As well as the minerality (liked by one taster to sucking on gravel!), there’s lots and lots of fruit: very green, but ripe, fruit such as gooseberry and grapefruit, plus a little restrained tropical fruit. There’s lots of acidity but it’s smooth rather than spiky, with more body and texture than you might expect from a Sauvignon.
Andrew 8 [An integrated continuum from the nose though to the palate]
Paula 7 [Lovely and fresh]
Jess 6 [Prefer fruity Sauvignons]
Frankie 8 [Classic Sancerre!]
Food friendly Sauvignon that the Kiwis are now trying to emulate. This shows how Sancerre should be done, and why it became a classic in the first place.
Ars Nova Navarra Gran Reserva 2007 (€17.49, O’Briens)
Valentine’s connection: an appeal to the finer things in life – and seductive in the glass.
Named after the Mediaeval Latin for “New Art” (as in New Technique), this is a blend of 40% Tempranillo (well known in Rioja and elsewhere in Spain), 40% Cabernet Sauvignon, 20% Merlot (both from Bordeaux). Its home region of Navarra had non-native (mainly French) varieties planted from the 1980s onwards, so now winemakers have a wide choice of ingredients.
As a Gran Reserva it has spent eighteen months maturing before being bottled – the producer mentions nine months in French oak so I’m guessing a further nine in a larger format of vessel. Alcohol is punchy but not overblown at 14.0%.

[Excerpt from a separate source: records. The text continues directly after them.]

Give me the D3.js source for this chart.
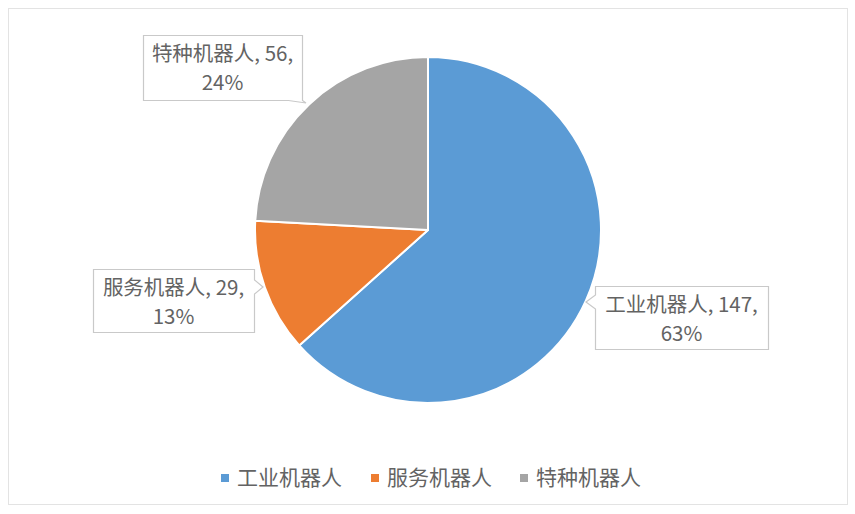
<!DOCTYPE html>
<html><head><meta charset="utf-8">
<script src="https://cdn.jsdelivr.net/npm/d3@7"></script>
<style>
html,body{margin:0;padding:0;background:#fff;}
svg{display:block;font-family:"Noto Sans CJK SC","Noto Sans",sans-serif;}
</style></head>
<body>
<svg id="c" width="855" height="514"></svg>
<script>
const categories = ["工业机器人", "服务机器人", "特种机器人"];
const values = [147, 29, 56];
const percents = ["63%", "13%", "24%"];
const colors = ["#5B9BD5", "#ED7D31", "#A5A5A5"];

// label box layout (x, y, w, h, pointer side, pointer tip)
const boxLayout = [
  {x: 595, y: 286, w: 173, h: 63, side: "left", tip: [586, 302]},
  {x: 93, y: 269, w: 161, h: 63, side: "right", tip: [263, 287]},
  {x: 143, y: 35, w: 159, h: 65, side: "bottom", tip: [306, 103]}
];

const svg = d3.select("#c");
svg.append("rect").attr("x", 8.5).attr("y", 8.5).attr("width", 839).attr("height", 496)
  .attr("fill", "#fff").attr("stroke", "#e3e3e3").attr("stroke-width", 1);

const cx = 428, cy = 230, r = 173;
const pie = d3.pie().sort(null).value(d => d)(values);
const arc = d3.arc().innerRadius(0).outerRadius(r);
const g = svg.append("g").attr("transform", `translate(${cx},${cy})`);
g.selectAll("path").data(pie).join("path")
  .attr("d", arc).attr("fill", (d, i) => colors[i])
  .attr("stroke", "#fff").attr("stroke-width", 2).attr("stroke-linejoin", "round");

// label boxes
boxLayout.forEach((b, i) => {
  const x0 = b.x + 0.5, y0 = b.y + 0.5, x1 = b.x + b.w + 0.5, y1 = b.y + b.h + 0.5;
  let p;
  if (b.side === "left") {
    const py = b.tip[1];
    p = `M${x0},${y0}H${x1}V${y1}H${x0}V${py + 7}L${b.tip[0]},${py}L${x0},${py - 7}Z`;
  } else if (b.side === "right") {
    const py = b.tip[1];
    p = `M${x0},${y0}H${x1}V${py - 7}L${b.tip[0]},${py}L${x1},${py + 7}V${y1}H${x0}Z`;
  } else {
    p = `M${x0},${y0}H${x1}V${y1}L${b.tip[0]},${b.tip[1]}L${x1 - 14},${y1}H${x0}Z`;
  }
  svg.append("path").attr("d", p).attr("fill", "#fff").attr("stroke", "#c9c9c9").attr("stroke-width", 1.2);
  const tx = b.x + b.w / 2;
  const t = svg.append("text").attr("text-anchor", "middle").attr("fill", "#636363").attr("font-size", 20.5);
  t.append("tspan").attr("x", tx).attr("y", b.y + 26).text(`${categories[i]}, ${values[i]},`);
  t.append("tspan").attr("x", tx).attr("y", b.y + 55).text(percents[i]);
});

// legend
const legendX = [221, 371, 520];
const lg = svg.append("g");
categories.forEach((c, i) => {
  lg.append("rect").attr("x", legendX[i]).attr("y", 474).attr("width", 8).attr("height", 8).attr("fill", colors[i]);
  lg.append("text").attr("x", legendX[i] + 16).attr("y", 485).attr("fill", "#636363")
    .attr("font-size", 21).text(c);
});
</script>
</body></html>
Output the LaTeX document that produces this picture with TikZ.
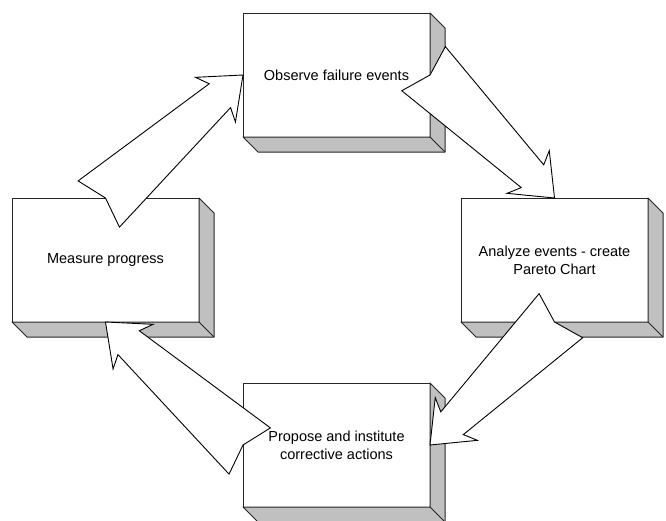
\documentclass[tikz,border=0pt]{standalone}
\usepackage{fontspec}
\setmainfont{Liberation Sans}
\usetikzlibrary{calc}
\definecolor{facegray}{RGB}{192,192,192}

\begin{document}
\begin{tikzpicture}[x=1pt,y=-1pt,
    stepbox/.style={draw=black!85,line width=1pt,fill=white,minimum width=187pt,minimum height=124pt,
      align=center,inner sep=0pt,outer sep=0pt,font=\fontsize{14.5}{18}\selectfont},
    sideface/.style={draw=black!85,line width=1pt,fill=facegray,line join=round},
    fatarrow/.style={draw=black,line width=0.9pt,fill=white,line join=miter}]
\useasboundingbox (0,0) rectangle (666,520);
\node[stepbox] (obs) at (336.5,75) {Observe failure events};
\node[stepbox] (ana) at (554.5,260) {Analyze events - create\\Pareto Chart};
\node[stepbox] (prop) at (336.5,445) {Propose and institute\\corrective actions};
\node[stepbox] (meas) at (105.5,260) {Measure progress};
% shaded sides of the boxes
\foreach \b in {obs,ana,prop,meas}{
  \filldraw[sideface] (\b.north east) -- ++(15,15) |- ([shift={(15,15)}]\b.south west)
    -- (\b.south west) -- (\b.south east) -- cycle;
  \draw[sideface] (\b.south east) -- ++(15,15);
}
% big arrows round the cycle
\foreach \src/\dst in {meas.north/obs.west,obs.east/ana.north,ana.south/prop.east,prop.west/meas.south}{
  \coordinate (tail) at ($(\src)!9pt!180:(\dst)$);
  \filldraw[fatarrow] ($(tail)!31pt!90:(\dst)$) -- (\src) -- ($(tail)!31pt!-90:(\dst)$)
    -- ($(\dst)!31pt!(tail)!16pt!90:(tail)$) -- ($(\dst)!37pt!(tail)!30pt!90:(tail)$) -- (\dst)
    -- ($(\dst)!37pt!(tail)!30pt!-90:(tail)$) -- ($(\dst)!31pt!(tail)!16pt!-90:(tail)$) -- cycle;
}
\end{tikzpicture}
\end{document}
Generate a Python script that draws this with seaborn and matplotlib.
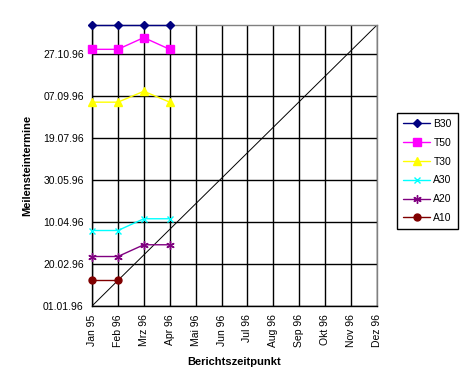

It shows smoke rather than vanilla characters from the oak, followed by red fruit (strawberry) moving into black fruit (blackberry, blackcurrant, blueberry) and a savoury finish. There’s perhaps an edge of leather and liquorice but they don’t dominate. Overall the impression is of fruit sweetness, plenty of tannin, well balanced.
Andrew 8 [My kind of wine, fruit and tannin together]
Paula 9 [My favourite wine of the night]
Jess 9 [Easy going, smooth, could drink this every day]
Perfectly poised between (fruit) sweet and (tannin) savoury, this was a big hit with everyone. It was a good match for the cheese but would also be great with beef, lamb or venison. Without the renown of Rioja, the winemakers of Navarra have really upped their game. The only downside to this wine was that a Lussac St-Emilion tasted afterwards was dry and thin in comparison!